Mohammed Qahtan, the spokesman for the Joint Meeting Parties, Yemen’s largest opposition coalition, said that “the attack on the palace was pre-planned by President Saleh to make people forget about the attacks that he has committed over the last two weeks.”
Qahtan said Saleh’s forces have “bombarded most of the al-Ahmar family properties after the palace attack” and have killed hundreds over the past two weeks.
“He is the only one benefiting from the attack on the presidential palace,” Qahtan said. “He wants people to feel he is oppressed and is defending himself and not attacking others.”
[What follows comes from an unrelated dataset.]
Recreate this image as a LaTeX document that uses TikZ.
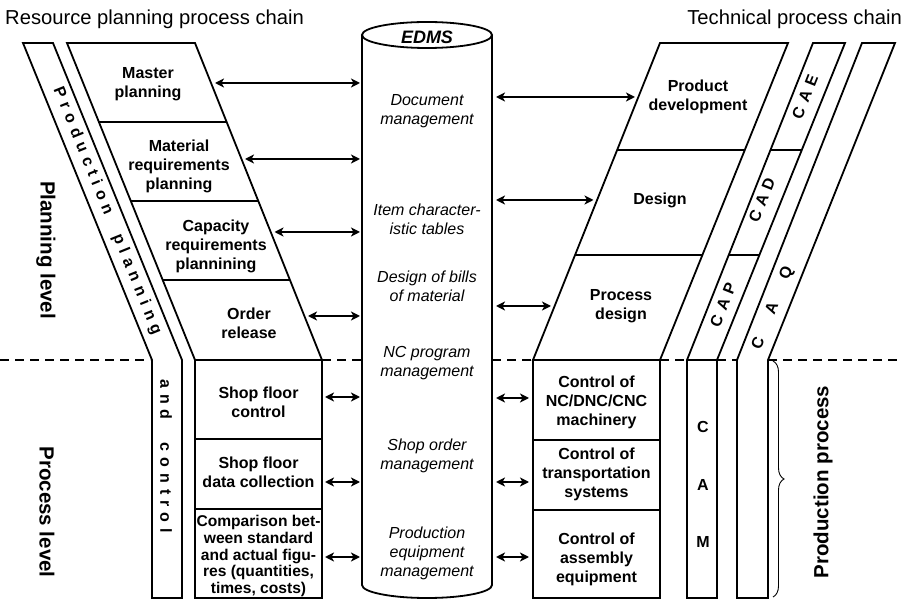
\documentclass[tikz,border=0pt]{standalone}
\usepackage{fontspec}
\setmainfont{Liberation Sans}
\usetikzlibrary{arrows.meta,decorations.pathreplacing}
\makeatletter
\newcommand\lsp[2]{\def\lsp@sep{\hspace{#1}}\@tfor\lsp@c:=#2\do{\lsp@c\lsp@sep}\unskip}
\makeatother
\tikzset{
  box/.style={draw=black, line width=1.8pt, fill=white, line join=miter},
  divline/.style={draw=black, line width=1.8pt},
  lbl/.style={font=\fontsize{16}{19}\selectfont\bfseries, align=center, inner sep=0pt},
  ital/.style={font=\fontsize{16}{19}\selectfont\itshape, align=center, inner sep=0pt},
  dbl/.style={line width=1.8pt, {Stealth[length=9pt,width=9pt,inset=2.5pt]}-{Stealth[length=9pt,width=9pt,inset=2.5pt]}},
  lvl/.style={font=\fontsize{20.5}{24}\selectfont\bfseries, inner sep=0pt},
  ttl/.style={font=\fontsize{20.2}{24}\selectfont, inner sep=0pt},
  bandtxt/.style={font=\fontsize{16}{19}\selectfont\bfseries, inner sep=0pt},
  levelline/.style={line width=2.5pt, dash pattern=on 8.5pt off 6.5pt},
}
\begin{document}
\begin{tikzpicture}[x=1pt,y=-1pt]
\useasboundingbox (0,0) rectangle (903,601);

% level separator (dashed)
\draw[levelline] (0,360) -- (150,360);
\draw[levelline] (322,360) -- (362,360);
\draw[levelline] (492,360) -- (533,360);
\draw[levelline] (660,360) -- (687,360);
\draw[levelline] (717,360) -- (737,360);
\draw[levelline] (768,360) -- (903,360);

% titles
\node[ttl, anchor=base west] (t1) at (5,25) {Resource planning process chain};
\node[ttl, anchor=base east] (t2) at (902,25) {Technical process chain};

% left outer band
\draw[box] (23,43) -- (53,43) -- (182,360) -- (182,598) -- (152,598) -- (152,360) -- cycle;
% left planning boxes
\draw[box] (67,43) -- (195,43) -- (322,360) -- (195,360) -- cycle;
\draw[divline] (98.6,122) -- (226.6,122);
\draw[divline] (130.3,201) -- (258.3,201);
\draw[divline] (162,280) -- (290,280);
% left process boxes
\draw[box] (195,360) rectangle (322,598);
\draw[divline] (195,439) -- (322,439);
\draw[divline] (195,509) -- (322,509);

% right planning boxes
\draw[box] (660,43) -- (788,43) -- (660,360) -- (533,360) -- cycle;
\draw[divline] (617.1,150) -- (745.1,150);
\draw[divline] (575.1,255) -- (703.1,255);
% right process boxes
\draw[box] (533,360) rectangle (660,598);
\draw[divline] (533,440) -- (660,440);
\draw[divline] (533,510) -- (660,510);

% right bands
\draw[box] (813,43) -- (845,43) -- (717,360) -- (717,598) -- (687,598) -- (687,360) -- cycle;
\draw[divline] (770.5,150) -- (801.8,150);
\draw[divline] (728.7,255) -- (759.4,255);
\draw[divline] (687,360) -- (717,360);
\draw[box] (862,43) -- (895,43) -- (768,360) -- (768,598) -- (737,598) -- (737,360) -- cycle;

% brace
\draw[line width=0.9pt, decorate, decoration={brace, amplitude=11pt}] (773,361) -- (773,597);

% EDMS cylinder
\draw[box] (362,35) -- (362,585) arc[start angle=180, end angle=360, x radius=65pt, y radius=13pt] -- (492,35);
\draw[box] (427,35) ellipse[x radius=65pt, y radius=13pt];
\node[font=\fontsize{18}{20}\selectfont\bfseries\itshape, inner sep=0pt] (edms) at (427,37) {EDMS};

% cylinder texts
\node[ital] (c1) at (427,111) {Document\\management};
\node[ital] (c2) at (427,219) {Item character-\\istic tables};
\node[ital] (c3) at (427,286) {Design of bills\\of material};
\node[ital] (c4) at (427,363) {NC program\\management};
\node[ital] (c5) at (427,456) {Shop order\\management};
\node[ital] (c6) at (427,553) {Production\\equipment\\management};

% left box texts
\node[lbl] (l1) at (148,84) {Master\\planning};
\node[lbl] (l2) at (179,166) {Material\\requirements\\planning};
\node[lbl] (l3) at (216,246) {Capacity\\requirements\\plannining};
\node[lbl] (l4) at (249,323) {Order\\release};
\node[lbl] (l5) at (258.5,402) {Shop floor\\control};
\node[lbl] (l6) at (258.5,472) {Shop floor\\data collection};
\node[lbl, font=\fontsize{15.6}{16.6}\selectfont\bfseries] (l7) at (258.5,556) {Comparison bet-\\ween standard\\and actual figu-\\res (quantities,\\times, costs)};

% right box texts
\node[lbl] (r1) at (698,97) {Product\\development};
\node[lbl] (r2) at (660,200) {Design};
\node[lbl] (r3) at (621,306) {Process\\design};
\node[lbl] (r4) at (596.5,402) {Control of\\NC/DNC/CNC\\machinery};
\node[lbl] (r5) at (596.5,474) {Control of\\transportation\\systems};
\node[lbl] (r6) at (596.5,559) {Control of\\assembly\\equipment};

% band texts
\node[bandtxt, rotate=-68] (bp) at (107,211) {\lsp{5.8pt}{Production}\hspace{22pt}\lsp{5.8pt}{planning}};
\node[bandtxt, rotate=-90] (bc) at (166,456) {\lsp{6pt}{and}\hspace{23pt}\lsp{6pt}{control}};
\node[bandtxt, rotate=68.3] (cae) at (805,97) {\lsp{6pt}{CAE}};
\node[bandtxt, rotate=68.3] (cad) at (762,200) {\lsp{6pt}{CAD}};
\node[bandtxt, rotate=68.3] (cap) at (723,305) {\lsp{6pt}{CAP}};
\node[bandtxt, rotate=68.3] (caq) at (773,308) {\lsp{26pt}{CAQ}};
\node[bandtxt] (m1) at (703,427) {C};
\node[bandtxt] (m2) at (703,485) {A};
\node[bandtxt] (m3) at (703,542) {M};

% level labels
\node[lvl, rotate=-90] (plev) at (46,250) {Planning level};
\node[lvl, rotate=-90] (prlev) at (47,512) {Process level};
\node[lvl, rotate=90] (pproc) at (823,482) {Production process};

% arrow end points
\coordinate (la1) at (215,83);   \coordinate (cl1) at (360,83);
\coordinate (la2) at (245,159);  \coordinate (cl2) at (360,159);
\coordinate (la3) at (274.5,232);\coordinate (cl3) at (360,232);
\coordinate (la4) at (308,316);  \coordinate (cl4) at (360,316);
\coordinate (la5) at (325,397);  \coordinate (cl5) at (360,397);
\coordinate (la6) at (325,482);  \coordinate (cl6) at (360,482);
\coordinate (la7) at (325,557);  \coordinate (cl7) at (360,557);
\coordinate (cr1) at (496,97);   \coordinate (ra1) at (635,97);
\coordinate (cr2) at (496,200);  \coordinate (ra2) at (593.5,200);
\coordinate (cr3) at (496,306);  \coordinate (ra3) at (551,306);
\coordinate (cr5) at (496,398);  \coordinate (ra5) at (529,398);
\coordinate (cr6) at (496,482);  \coordinate (ra6) at (529,482);
\coordinate (cr7) at (496,557);  \coordinate (ra7) at (529,557);

\foreach \i in {1,...,7} {\draw[dbl] (la\i) -- (cl\i);}
\foreach \i in {1,2,3,5,6,7} {\draw[dbl] (cr\i) -- (ra\i);}
\end{tikzpicture}
\end{document}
The United States is monitoring what it describes as a “very fluid” situation in Yemen, State Department spokesman Mark Toner said Friday. The White House also released a statement condemning “in the strongest terms the senseless acts of violence today in Yemen.”
Catherine Ashton, foreign policy chief of the European Union, called for an “immediate cease-fire” by all sides. She said that she had activated a mechanism to expedite the departure of European citizens from the Arab nation, all while pleading for a resumption of serious talks to end the crisis.
“I appeal to all sides to protect civilians,” Ashton said. “I have urged President Saleh repeatedly to listen to the demands of the Yemeni people and transfer power. The only answer to the current situation is an immediate and genuine commitment to a peaceful and orderly transition.”
Elsewhere Friday, government security forces and gunmen protecting protesters fought street battles in Taiz.
The security forces began shooting at protesters assembled in that city’s Freedom Square, and gunmen supporting the demonstrators burned an armored vehicle belonging to security forces.
Fighting has rippled across Yemen for months between supporters of Saleh and anti-government forces who want him out of office. According to the independent International Crisis Group, tensions escalated May 23 when fighting erupted between military forces controlled by “Saleh’s son and nephews and fighters loyal to the pre-eminent sheikh of the powerful Hashed confederation, Sadeq al-Ahmar.”
While Saleh has been unpopular among many inside his country, he has been a longtime ally of the United States in the war against terror.
The United States has counted on his government to be a bulwark against militants, including al Qaeda in the Arabian Peninsula, but it believes he should transfer power in order to maintain stability in the country.
White House spokesman Tommy Vietor said that John Brennan, the president’s homeland security adviser, traveled to Saudi Arabia and the United Arab Emirates for meetings with government officials to “discuss options to address the deteriorating situation” in Yemen.